Where is Art?
Today there is far more access to art than ever before. Through the internet, we have the ability to transcend hundreds of miles with a click to experience more art that we could ever possibly see otherwise. However, though we can see the art through the screen it is very different from experience it ourselves. Therefore the existence of museums and public art galleries are still incredibly important within our societies. This makes it very worrisome that much art is still relatively inaccessible to a large part of society.
Though I was fortunate enough to go to a school who has paid for it's students to have free access to the art institute, a regular guest would have to pay 25 dollars just for the basic admission. While the Art Institute is one of the more expensive art museums in chicago, it also offers the largest and most expensive collections. The other museums in chicago may have a lot of modern art that is easily accessible to the general public but the Art Institute is one of the only places in Chicago that you can see olders art from the Renaissance and older periods of history. While society has come a long way, this period of art is still a privilege to be able to experience and people who are not as fortunate as I am should still have the rights to see it.
Philosopher John Dewey as experience of art as being crucial to the education of youth. Museums have the power to teach the youth lessons about history and viewing art critically can teach critical thinking skills that would be hard pressed to teach within the confines of a traditional classroom. As a society we must question the values that we want to uphold. We could deny the progressive beliefs of Dewey. As a capitalist society, we have collectively agreed that things that have value should have a monetary value. Since the experience of art is so important why shouldn’t there be a monetary cost for admission to this experience. Or as a society we could recognize the value of the art experience and agree that their shouldn’t be a monetary barrier to an experience that could be influential on a young person's life.
When presented with this decision it can be easy to say that all art should be free to view, however in the real world things are not so simple. There are still many barriers in our world that could stop a free art utopia from existing. First and foremost, if all art was free to view then there would be very little money driving the economy of the art world. If museums did not take in admission fees, there would be less money for them to buy new artwork and thus fewer new artist could be economically supported by their work. In this world, the only people who could become artists would be those who already has a stead means of supporting themselves. Afterall a starving artist can’t be starving forever, otherwise their art will never be made.

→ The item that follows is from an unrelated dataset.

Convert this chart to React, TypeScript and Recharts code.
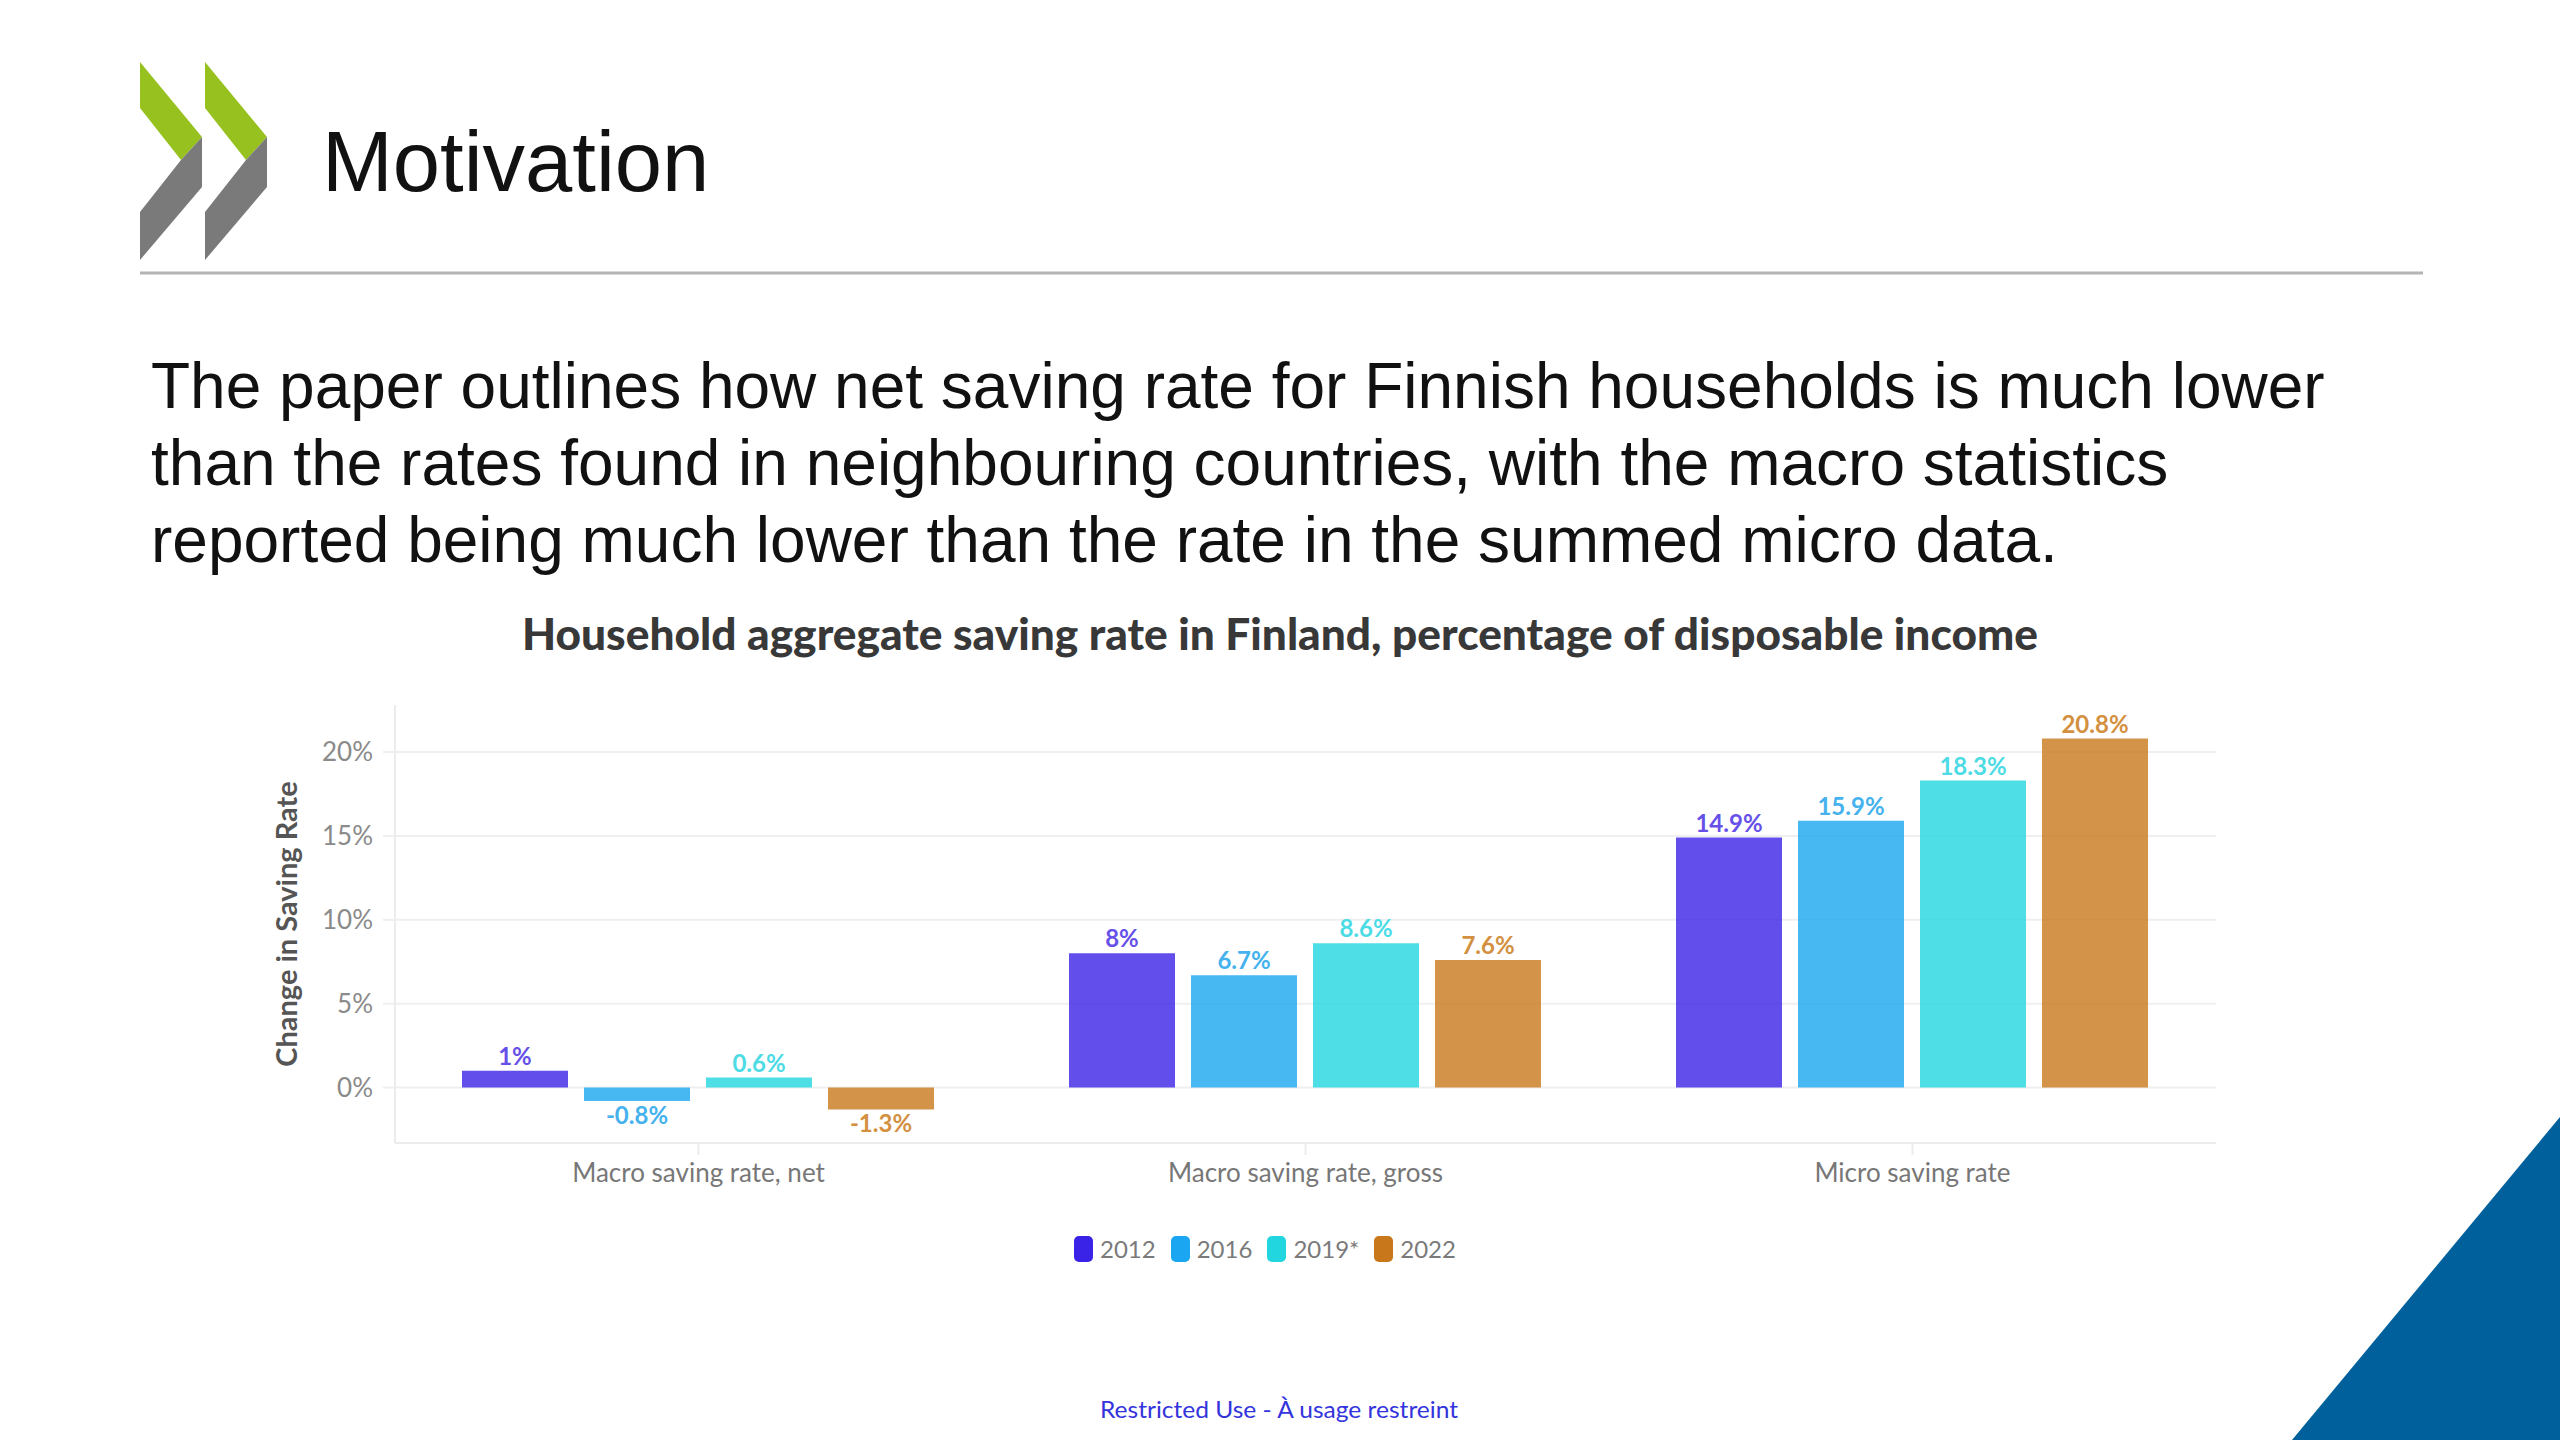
import React from "react";
import { BarChart, Bar, XAxis, YAxis, CartesianGrid, Legend, LabelList } from "recharts";

const categories = ["Macro saving rate, net", "Macro saving rate, gross", "Micro saving rate"];
const seriesNames = ["2012", "2016", "2019*", "2022"];
const values2012 = [1, 8, 14.9];
const values2016 = [-0.8, 6.7, 15.9];
const values2019 = [0.6, 8.6, 18.3];
const values2022 = [-1.3, 7.6, 20.8];
const yTicks = [0, 5, 10, 15, 20];
const seriesColors = ["#3a22e6", "#1aa6f0", "#22d6e0", "#c8781a"];
const labelColors = ["#6650e8", "#45b2ee", "#4ddbe5", "#d39040"];

const paragraphLines = [
  "The paper outlines how net saving rate for Finnish households is much lower",
  "than the rates found in neighbouring countries, with the macro statistics",
  "reported being much lower than the rate in the summed micro data.",
];

const seriesValues = [values2012, values2016, values2019, values2022];
const seriesKeys = ["y2012", "y2016", "y2019", "y2022"];

const data = categories.map((c, i) => {
  const row: Record<string, any> = { category: c };
  seriesKeys.forEach((k, j) => {
    row[k] = seriesValues[j][i];
  });
  return row;
});

const renderLegend = (props: any) => {
  const payload = props.payload || [];
  return (
    <div
      style={{
        height: 36,
        display: "flex",
        justifyContent: "center",
        alignItems: "center",
        gap: 15,
      }}
    >
      {payload.map((entry: any) => (
        <div key={entry.value} style={{ display: "flex", alignItems: "center" }}>
          <span
            style={{
              display: "inline-block",
              width: 19,
              height: 26,
              borderRadius: 5,
              background: entry.color,
              marginRight: 7,
            }}
          />
          <span style={{ fontFamily: "Lato", fontSize: 24, color: "#7a7a7a", lineHeight: "36px" }}>
            {entry.value}
          </span>
        </div>
      ))}
    </div>
  );
};

function Chevron({ dx }: { dx: number }) {
  const p = (pts: number[][]) => pts.map(([x, y]) => `${x + dx},${y}`).join(" ");
  return (
    <g>
      <polygon points={p([[140, 62], [202, 137], [181, 160], [140, 108]])} fill="#96c11f" />
      <polygon points={p([[181, 160], [202, 137], [202, 187], [140, 260], [140, 212]])} fill="#7a7a7a" />
    </g>
  );
}

export default function App() {
  return (
    <div style={{ position: "absolute", left: 0, top: 0, width: 2560, height: 1440, overflow: "hidden", background: "#fff" }}>
      <svg width={2560} height={1440} style={{ position: "absolute", left: 0, top: 0 }}>
        <Chevron dx={0} />
        <Chevron dx={65} />
        <text x={322} y={191} fontFamily="Liberation Sans" fontSize={85} fill="#111">
          Motivation
        </text>
        <line x1={140} y1={273} x2={2423} y2={273} stroke="#b4b4b4" strokeWidth={3} />
        {paragraphLines.map((line, i) => (
          <text key={i} x={151} y={408 + i * 77} fontFamily="Liberation Sans" fontSize={64} fill="#111">
            {line}
          </text>
        ))}
        <text
          x={1280}
          y={650}
          textAnchor="middle"
          fontFamily="Lato"
          fontWeight={900}
          fontSize={44}
          fill="#383838"
          textLength={1516}
          lengthAdjust="spacingAndGlyphs"
        >
          Household aggregate saving rate in Finland, percentage of disposable income
        </text>
        <text
          x={1279}
          y={1418}
          textAnchor="middle"
          fontFamily="Lato"
          fontSize={23}
          fill="#3434dc"
          textLength={358}
          lengthAdjust="spacingAndGlyphs"
        >
          Restricted Use - À usage restreint
        </text>
        <polygon points="2560,1117 2560,1440 2292,1440" fill="#00609c" />
      </svg>
      <div style={{ position: "absolute", left: 0, top: 560, width: 2560, height: 760 }}>
        <BarChart
          width={2560}
          height={760}
          data={data}
          margin={{ top: 145, right: 344, bottom: 53, left: 250 }}
          barCategoryGap={67}
          barGap={16}
        >
          <CartesianGrid vertical={false} horizontalValues={yTicks} stroke="#efefef" strokeWidth={2} />
          <XAxis
            dataKey="category"
            height={88}
            interval={0}
            axisLine={{ stroke: "#ececec", strokeWidth: 2 }}
            tickLine={{ stroke: "#ececec", strokeWidth: 2 }}
            tickSize={12}
            tickMargin={9}
            tick={{ fill: "#777", fontSize: 26, fontFamily: "Lato" }}
          />
          <YAxis
            width={145}
            domain={[-3.3, 22.8]}
            ticks={yTicks}
            interval={0}
            tickFormatter={(v: number) => `${v}%`}
            axisLine={{ stroke: "#ececec", strokeWidth: 2 }}
            tickLine={{ stroke: "#efefef", strokeWidth: 2 }}
            tickSize={12}
            tickMargin={10}
            tick={{ fill: "#8a8a8a", fontSize: 26, fontFamily: "Lato" }}
            label={{
              value: "Change in Saving Rate",
              angle: -90,
              position: "center",
              dx: -36,
              fill: "#555",
              fontSize: 29,
              fontWeight: 700,
              fontFamily: "Lato",
            }}
          />
          <Legend verticalAlign="bottom" content={renderLegend} wrapperStyle={{ left: 0, width: 2530 }} />
          {seriesKeys.map((k, j) => (
            <Bar
              key={k}
              dataKey={k}
              name={seriesNames[j]}
              fill={seriesColors[j]}
              fillOpacity={0.8}
              isAnimationActive={false}
            >
              <LabelList
                dataKey={k}
                position="top"
                offset={6}
                formatter={(v: any) => `${v}%`}
                fill={labelColors[j]}
                fontSize={24}
                fontWeight={700}
                fontFamily="Lato"
              />
            </Bar>
          ))}
        </BarChart>
      </div>
    </div>
  );
}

This very reliance on the very institution that they are critiquing brings into question Andrea Frasers work “From Critiquing the Institutions to an Institution of Critique”. In his own writing Fraser critiques how many of the artist who have made their name by critiquing the institution of art are now apart of the very institutions they were being critical of. In shorter terms, Frasers calls out the artists for selling out. While I think it is admirable of Fraser to point out this hypocrisy, I think he is idealist to how quickly radical change can come.
To explain this better I will use a different context. Within feminism there are several different schools of thought about how gender equality can be attained. Radical feminism is the belief that the institution of politics is inherently sexist and that will never change, being thus feminism must work outside of politics and create its own mode of enacting change. Liberal feminist thought argues that the only way to make real change in this society is to be a part of society and to work your way up to a place of power where you can enact real change. These same principles can apply to art and institutional critique.
Fraser’s thought process would be very radical, believing that artists who were previously extremely critiquing are buying into the system that they themselves once raved against. But I would argue that those artists have put themselves in a place of power within the art society and therefore are at a greater vantage point to enact change. Fountain by Marcel Duchamp could’ve never been in the position to change the art world entirely if Duchamp had been an unknown voice but Duchamp used his authority in the art world to protest what his peers were doing. Because of this, I don’t think that it is fair for Fraser to argue that real institutional critique is dead but that we should open our minds to being both active participants within a society that we don’t one hundred percent agree with and see the ways in which can improve it from the inside.
Though art can never be entirely public nor should we resign to art being entirely private, institutional critique allows us the ability to critique the art world from inside it's walls so that we can make it better. Arts like Keith Haring who painted the chicago mural could devote time to creating free public art because he also had already sold millions of dollars in paintings that were for the private. In this way, we can see that while we should always critique mighty institutions we can also use those very institutions systems to improve them.